The Stone-Campbell Encyclopedia

The latest issue of Restoration Quarterly (Volume 48, number 3) includes a review of the Encyclopedia of the Stone-Campbell Movement, edited by Douglas A. Foster, Paul M. Blowers, Anthony L. Dunnavant, and D. Newell Williams, and published by Eerdmans in 2004.

One of the things that makes this review interesting to me is that it’s written by a non-Campbellite historian, James D. Bratt, who teaches at Calvin College. It’s not that often that you get to hear how others see you and your family. Not only that, the review is wise and well-written, a fair and candid assessment of what used to be called the American Restoration Movement, and this new encyclopedia about it. For a taste, here’s the opening paragraph:

“This is a monument to a movement. As a monument, it tells of persons great and small, the beliefs that animated them, the organizations they formed, the works they accomplished. It is also a monument in the other sense of the term, orienting the traveler to a landscape that, beneath its surface simplicity, hides no end of twisting paths. The movement it memorializes aimed to be the final and definitive reformation of the Christian church, clearing out the thick underbrush of creeds that had accumulated over eighteen hundred years of history with the blade of the Bible plainly read and rationally understood under the fair sun of American liberty. That, the movement’s prophets hoped, would open the door to the one house of Christian unity.”

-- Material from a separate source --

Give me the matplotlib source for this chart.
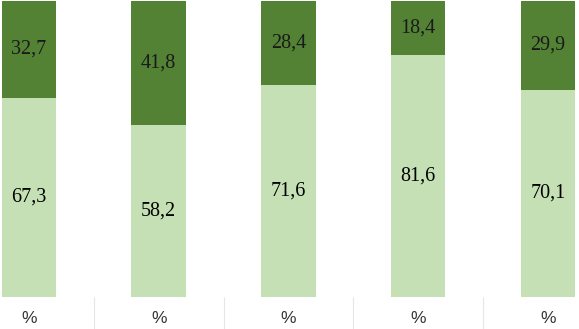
import matplotlib
matplotlib.use("Agg")
import matplotlib.pyplot as plt
import numpy as np

categories = ["%", "%", "%", "%", "%"]
bottom_vals = [67.3, 58.2, 71.6, 81.6, 70.1]
top_vals = [32.7, 41.8, 28.4, 18.4, 29.9]

light = "#C5E0B4"
dark = "#548235"

fig = plt.figure(figsize=(5.79, 3.29), dpi=100)
ax = fig.add_axes([0, 1 - 297 / 329, 1, 296 / 329])
x = np.arange(len(categories))
w = 0.42
ax.bar(x, bottom_vals, width=w, color=light, zorder=2)
ax.bar(x, top_vals, width=w, bottom=bottom_vals, color=dark, zorder=2)

def fmt(v):
    return f"{v:.1f}".replace(".", ",")

for xi, b, t in zip(x, bottom_vals, top_vals):
    ax.text(xi, b / 2, fmt(b), ha="center", va="center", fontsize=14.5,
            family="Liberation Serif", color="black")
    ax.text(xi, b + t / 2, fmt(t), ha="center", va="center", fontsize=14.5,
            family="Liberation Serif", color="#1a1a1a")

ax.set_xlim(-0.2235, 4.239)
ax.set_ylim(0, 100)
for s in ax.spines.values():
    s.set_visible(False)
ax.set_yticks([])
ax.set_xticks(x)
ax.set_xticklabels(categories, fontsize=12.5, family="Liberation Sans", color="#333333")
ax.tick_params(axis="x", which="major", length=0, pad=10)
ax.set_xticks(x[:-1] + 0.5, minor=True)
ax.tick_params(axis="x", which="minor", length=34, color="#e6e6e6", width=0.8)

fig.savefig("out.png", dpi=100)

Nice, huh? Anyway, reading the review sent me back to my copy of the Encyclopedia. I had spent a lot of time looking through it when it first arrived last year. But since then, I’ve busied myself with a million other things and had almost forgotten it.

Thumbing through it again made me want to read it from beginning to end. (Yeah, I guess Michele is right. I really am one of those geeky people who would enjoy reading an encyclopedia). But this one really is a fine piece of work and belongs in the library of any student of American religious history. Which is not to say that it’s perfect. In fact, there are a couple of omissions that I want to mention next time.

1 comment:

preacherman said...

Very intersting that they had a non-Campbellite write the book is amazing. Wow. Crazy.